One of the many errors in the Semple report has been to approach a question which directly affects three courts —the Family Court, the FMC and the Federal Court—but only take into account the needs and interests of two of them. As the terms of reference—indeed, the very title—of the Semple report indicate, its entire focus is upon family law. But family law is not all that the Federal Magistrates Court does. It deals with a large number of other federal law matters: bankruptcy, immigration, administrative law, copyright, consumer protection, trade practices and industrial law among them. Semple barely considers the consequences upon those other areas of the abolition of the FMC. Constrained by his terms of reference—and I should say, in fairness to Mr Semple, that he was not the author of those terms of reference—he approaches the matter exclusively from a family law point of view. His answer to the question, ‘What is to happen to those federal magistrates who deal with matters other than family law?’ is to suggest that they be integrated into the Federal Court as a division of that court. Yet, as emerged during the February estimates when I asked officers of the Attorney-General’s Department about the conduct of the Semple review, the Federal Court was scarcely consulted in the process. Rather, it was not until 11 February 2009—that is, six months after the Semple review had been delivered to the government—that the Chief Justice of the Federal Court, Chief Justice Black, wrote to the Attorney-General stating that, so far as the Semple report’s recommendations affecting the Federal Court were concerned:
… I do not support the recommendation and it is opposed by the judges of the Federal Court.
What kind of decision-making process is it which proposes a serious alteration to the constitution of a court, the Federal Court, without proper consultation, almost as an afterthought, and reduces that court to expressing its views after the report has already been written? From a process point of view alone, the Semple inquiry has been deeply unsatisfactory.

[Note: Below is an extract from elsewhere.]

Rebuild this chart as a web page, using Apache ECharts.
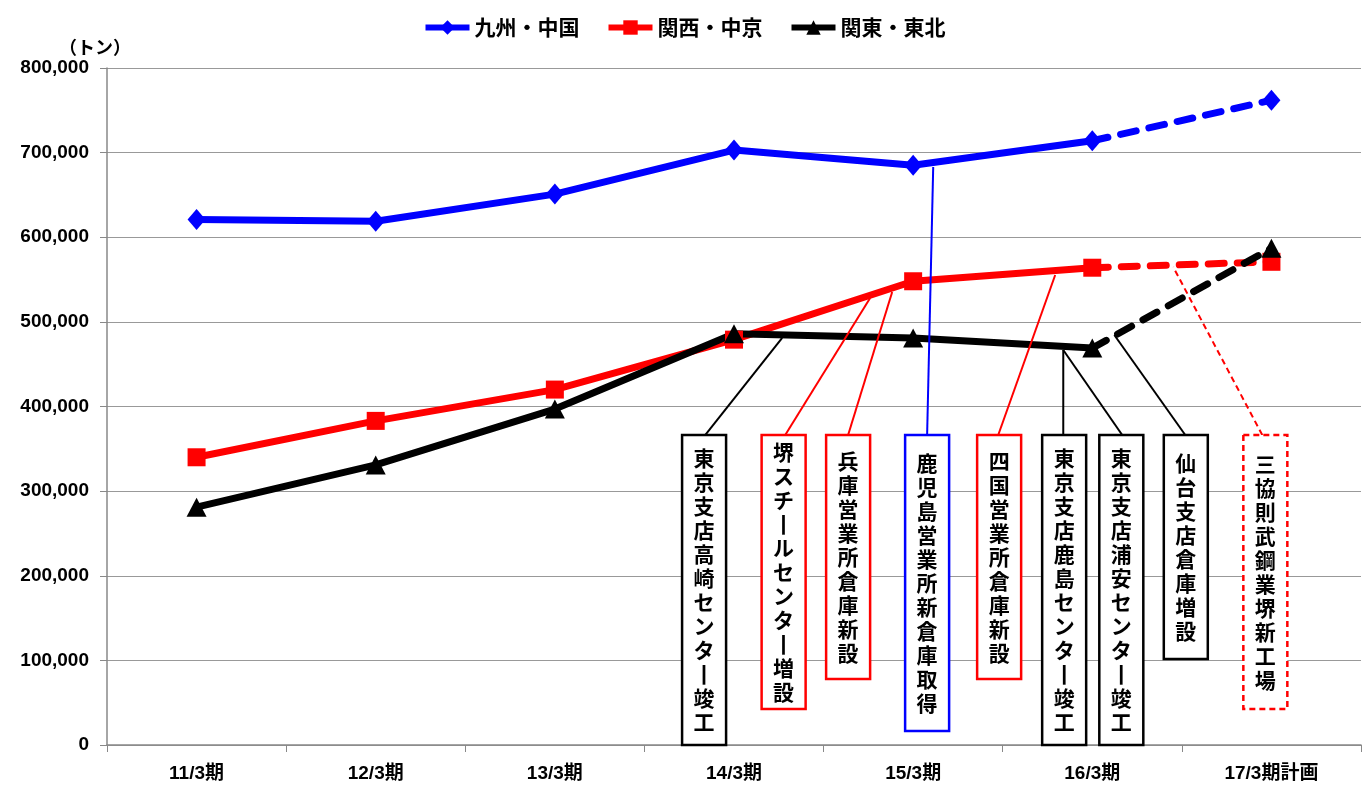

Finally, it is said by the Attorney-General that the abolition of the Federal Magistrates Court will save money by reducing three courts to two. But the number of cases will not change, and the savings are in any event derisory. By the government’s own estimates, the saving will be just $7.8 million over four years. To put that figure into context, the total funding for the Attorney-General’s portfolio, according to the portfolio budget statement tabled with the budget last night, was $5,080,165,000 for 2009-10. The savings brought about, on the government’s own estimates, by the implementation of the Semple review would be 0.038 per cent of the budget of the Attorney-General’s Department and its agencies for the coming year.

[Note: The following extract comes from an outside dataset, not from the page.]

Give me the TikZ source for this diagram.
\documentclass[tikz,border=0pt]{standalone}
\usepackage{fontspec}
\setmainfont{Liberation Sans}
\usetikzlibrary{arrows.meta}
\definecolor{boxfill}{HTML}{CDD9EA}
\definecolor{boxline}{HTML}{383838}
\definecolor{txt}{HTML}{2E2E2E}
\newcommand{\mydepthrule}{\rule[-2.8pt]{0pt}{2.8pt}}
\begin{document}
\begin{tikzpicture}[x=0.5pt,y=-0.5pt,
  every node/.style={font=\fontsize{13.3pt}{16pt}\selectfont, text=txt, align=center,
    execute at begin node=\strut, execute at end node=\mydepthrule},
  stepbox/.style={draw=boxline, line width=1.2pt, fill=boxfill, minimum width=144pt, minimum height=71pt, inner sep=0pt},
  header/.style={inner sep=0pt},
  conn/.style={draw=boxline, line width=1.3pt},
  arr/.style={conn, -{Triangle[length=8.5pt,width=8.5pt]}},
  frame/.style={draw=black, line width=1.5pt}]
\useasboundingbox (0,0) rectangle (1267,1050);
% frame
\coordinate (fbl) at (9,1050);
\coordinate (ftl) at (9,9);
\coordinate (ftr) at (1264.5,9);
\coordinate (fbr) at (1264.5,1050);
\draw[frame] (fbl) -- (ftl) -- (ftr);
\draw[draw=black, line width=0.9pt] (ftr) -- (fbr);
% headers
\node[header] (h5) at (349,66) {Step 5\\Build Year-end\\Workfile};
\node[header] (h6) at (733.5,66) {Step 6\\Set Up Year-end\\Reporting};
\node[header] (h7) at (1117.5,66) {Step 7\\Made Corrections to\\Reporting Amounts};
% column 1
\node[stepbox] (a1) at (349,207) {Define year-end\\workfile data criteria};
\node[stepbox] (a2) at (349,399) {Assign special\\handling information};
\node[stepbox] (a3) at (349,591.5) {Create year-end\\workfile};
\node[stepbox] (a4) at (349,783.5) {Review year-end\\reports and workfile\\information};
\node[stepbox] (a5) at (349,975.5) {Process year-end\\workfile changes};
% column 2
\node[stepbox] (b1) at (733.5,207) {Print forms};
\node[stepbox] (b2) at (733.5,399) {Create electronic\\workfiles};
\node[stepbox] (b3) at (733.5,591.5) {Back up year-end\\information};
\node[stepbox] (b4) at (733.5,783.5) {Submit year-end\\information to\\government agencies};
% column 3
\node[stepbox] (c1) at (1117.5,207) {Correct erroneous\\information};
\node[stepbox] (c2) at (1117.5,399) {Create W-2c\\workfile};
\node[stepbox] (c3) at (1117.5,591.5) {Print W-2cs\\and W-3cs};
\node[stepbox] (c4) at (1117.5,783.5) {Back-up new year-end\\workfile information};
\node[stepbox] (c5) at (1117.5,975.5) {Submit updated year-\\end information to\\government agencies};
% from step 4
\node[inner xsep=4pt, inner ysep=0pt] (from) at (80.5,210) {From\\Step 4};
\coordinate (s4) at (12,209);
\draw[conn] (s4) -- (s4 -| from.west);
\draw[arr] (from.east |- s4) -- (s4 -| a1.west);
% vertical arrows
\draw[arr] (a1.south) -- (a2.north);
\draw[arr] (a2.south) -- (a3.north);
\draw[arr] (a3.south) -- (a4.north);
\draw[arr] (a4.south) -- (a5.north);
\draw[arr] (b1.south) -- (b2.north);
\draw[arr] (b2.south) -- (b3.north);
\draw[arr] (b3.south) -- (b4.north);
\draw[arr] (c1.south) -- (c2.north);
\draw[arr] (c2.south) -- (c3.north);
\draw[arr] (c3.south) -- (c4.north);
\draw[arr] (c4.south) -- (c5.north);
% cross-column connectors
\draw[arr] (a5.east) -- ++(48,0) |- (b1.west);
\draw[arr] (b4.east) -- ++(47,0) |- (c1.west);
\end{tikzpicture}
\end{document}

At what price is this scant saving to be achieved? How great will the additional costs to family law litigants be, as they wait longer to have their matters dealt with in a more complex, less efficient, more expensive court? And, beyond the extra legal costs, how can we calculate the emotional costs for people at the most vulnerable time of their lives?

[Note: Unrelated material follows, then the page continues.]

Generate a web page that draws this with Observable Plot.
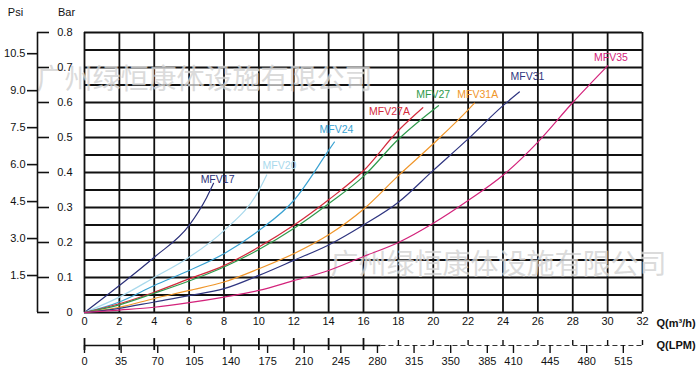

The opposition is of the view that the government has made a grave mistake in adopting the recommendations of the Semple report. Like so much else the Rudd government does, it is likely to damage the very people it claims to be helping. The Federal Magistrates Court has been one of the most successful reforms to the Australian judiciary in our lifetimes, and the litigants have voted with their feet in choosing it as their court of preference in resolving, in particular, family law disputes. The government should leave it alone.